I’m not going to go into detail about the whole story, since you can read plenty about it else­where, and I am not so sure I have much to add to what has already (more or less pre­dictably) been very well said, though to read what I think is a bril­liant response from a slightly dif­fer­ent per­spec­tive, check out this blog post on The Dirty Nor­mal. But it strikes me that Brown’s state­ment is a per­fect exam­ple of what it means to make the per­sonal polit­i­cal. Or, per­haps more accu­rately, to refuse to avoid deal­ing with the fact that the polit­i­cal is also always per­sonal, that there are real peo­ple, with real bod­ies, whose lives are really at stake in the laws we make con­cern­ing repro­duc­tive rights; and that to expect a woman-with-a-vagina to dis­cuss a law that involves her body, with­out mak­ing her body – and I mean here her own body, not some abstract body-with-a-vagina that she shares with all women like her all over the world – part of the dis­course, is to impose on her a kind of self-alienation that ought to have no place in a democracy.

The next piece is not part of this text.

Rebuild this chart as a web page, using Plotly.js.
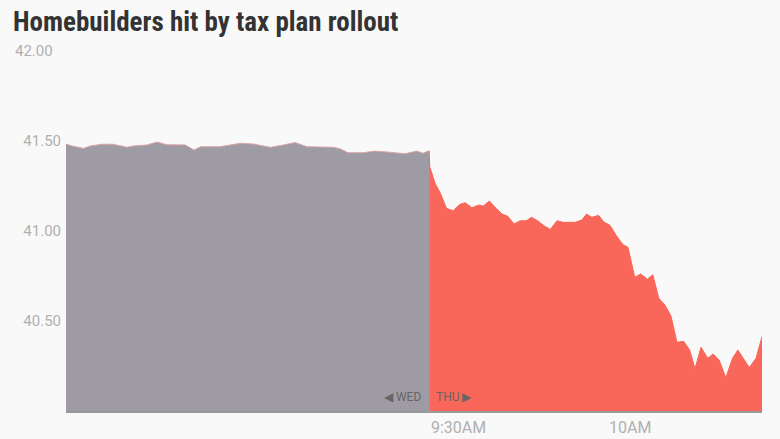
<!DOCTYPE html>
<html>
<head>
<meta charset="utf-8">
<script src="https://cdn.plot.ly/plotly-3.0.1.min.js"></script>
<style>
  html, body { margin: 0; padding: 0; background: #f9f9f9; }
  #chart { width: 780px; height: 439px; }
</style>
</head>
<body>
<div id="chart"></div>
<script>
// minutes relative to Thursday 9:30AM (Wednesday session squeezed to the left)
const wedMinutes = [-54.2, -53.3, -51.6, -50.6, -48.8, -47.2, -45.1, -44.2, -42.1, -40.6,
  -39.1, -36.4, -35.1, -34.1, -31.2, -28.2, -26.2, -23.7, -21.7, -20.0,
  -18.2, -16.3, -14.3, -13.3, -12.1, -9.8, -8.1, -6.3, -3.6, -1.8, -0.9, 0];
const wedValues = [41.483, 41.472, 41.459, 41.472, 41.482, 41.482, 41.465, 41.472, 41.478, 41.494,
  41.479, 41.478, 41.450, 41.468, 41.468, 41.487, 41.483, 41.465, 41.478, 41.491,
  41.468, 41.468, 41.465, 41.457, 41.435, 41.435, 41.444, 41.439, 41.429, 41.444, 41.432, 41.446];

const thuMinutes = [0, 0.1, 0.9, 1.7, 2.6, 3.6, 4.6, 5.4, 6.4, 7.4, 8.1, 9.0, 10.0, 10.9, 11.7,
  12.7, 13.6, 14.5, 15.3, 16.2, 17.2, 18.1, 19.1, 20.0, 21.8, 22.8, 23.5, 24.3, 25.3,
  26.1, 27.0, 28.0, 28.9, 29.7, 30.7, 31.6, 32.6, 33.4, 34.3, 35.2, 36.1, 37.0, 38.0,
  38.9, 39.7, 40.6, 41.6, 42.4, 43.3, 44.3, 45.3, 46.1, 46.9, 47.8, 48.8, 49.7];
const thuValues = [41.446, 41.357, 41.265, 41.209, 41.126, 41.113, 41.148, 41.157, 41.129, 41.144,
  41.139, 41.167, 41.126, 41.094, 41.083, 41.039, 41.057, 41.057, 41.076, 41.057, 41.028,
  41.009, 41.057, 41.048, 41.048, 41.061, 41.094, 41.076, 41.087, 41.050, 41.032, 40.972,
  40.926, 40.909, 40.743, 40.761, 40.732, 40.757, 40.626, 40.589, 40.529, 40.382, 40.387,
  40.339, 40.235, 40.354, 40.293, 40.317, 40.283, 40.185, 40.293, 40.339, 40.293, 40.241,
  40.293, 40.413];

const yTicks = [40.5, 41.0, 41.5];
const yTickText = ["40.50", "41.00", "41.50"];
const xLabels = [{ at: 0, text: "9:30AM", anchor: "left" }, { at: 30, text: "10AM", anchor: "center" }];

const grayFill = "#9f9ba5";
const redFill = "#f9675a";
const labelColor = "#b0b0b0";
const tickFont = { family: "Roboto, Arial, sans-serif", size: 15, color: labelColor };

const traces = [
  {
    type: "scatter",
    mode: "lines",
    x: wedMinutes,
    y: wedValues,
    fill: "tozeroy",
    fillcolor: grayFill,
    line: { color: "#d8a3a3", width: 1 },
    hoverinfo: "skip"
  },
  {
    type: "scatter",
    mode: "lines",
    x: thuMinutes,
    y: thuValues,
    fill: "tozeroy",
    fillcolor: redFill,
    line: { color: redFill, width: 1 },
    hoverinfo: "skip"
  }
];

const annotations = xLabels.map(l => ({
  x: l.at, y: 0, xref: "x", yref: "paper",
  text: l.text, showarrow: false,
  xanchor: l.anchor, yanchor: "top", yshift: -5,
  font: { family: "Roboto, Arial, sans-serif", size: 16, color: labelColor }
}));

annotations.push(
  {
    // top label sits further left than the others in the original
    x: (13 - 66) / 696, xref: "paper", y: 42.0, yref: "y",
    text: "42.00", showarrow: false, xanchor: "left", yanchor: "middle",
    font: tickFont
  },
  {
    x: 0, y: 40.08, xref: "x", yref: "y", text: "◀ WED", showarrow: false,
    xanchor: "right", yanchor: "middle", xshift: -6,
    font: { family: "Roboto, Arial, sans-serif", size: 12, color: "#666666" }
  },
  {
    x: 0, y: 40.08, xref: "x", yref: "y", text: "THU ▶", showarrow: false,
    xanchor: "left", yanchor: "middle", xshift: 5,
    font: { family: "Roboto, Arial, sans-serif", size: 12, color: "#666666" }
  }
);

const layout = {
  width: 780,
  height: 439,
  paper_bgcolor: "#f9f9f9",
  plot_bgcolor: "#f9f9f9",
  margin: { l: 66, r: 18, t: 51, b: 28 },
  showlegend: false,
  title: {
    text: "<b>Homebuilders hit by tax plan rollout</b>",
    x: 13 / 780, xanchor: "left", xref: "container",
    y: 1 - 22 / 439, yanchor: "middle", yref: "container",
    font: { family: "'Liberation Sans Narrow', 'Roboto Condensed', 'DejaVu Sans Condensed', Roboto, sans-serif", size: 27, color: "#333333" }
  },
  xaxis: {
    range: [-54.2, 49.7],
    showgrid: false,
    zeroline: false,
    showticklabels: false,
    showline: true,
    linecolor: "#999999",
    linewidth: 1.5,
    fixedrange: true
  },
  yaxis: {
    range: [40.0, 42.0],
    tickvals: yTicks,
    ticktext: yTickText,
    showgrid: false,
    zeroline: false,
    ticks: "",
    ticklabelstandoff: 4,
    tickfont: tickFont,
    fixedrange: true
  },
  annotations: annotations
};

Plotly.newPlot("chart", traces, layout, { displayModeBar: false, staticPlot: true });
</script>
</body>
</html>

The words we use to talk about our­selves and about each other are also the words we use to give mean­ing to our bod­ies, to what it means that we exist phys­i­cally in the world. In this sense, the issues sur­round­ing the word nig­ger are not so dif­fer­ent from the ones raised by Lisa Browns state­ment, or at least the responses of the Repub­li­can men in the house to that state­ment — even though nig­ger and vagina are in so many ways uni­verses apart – and I would ven­ture to say that if you exam­ined how eas­ily the peo­ple at Bar 13 were able to accept the gay cou­ple mak­ing out at the bar you would find that it was in part rooted in a change in the lan­guage through which they under­stand the mean­ing of the homo­sex­ual body. And that is a very, very good thing.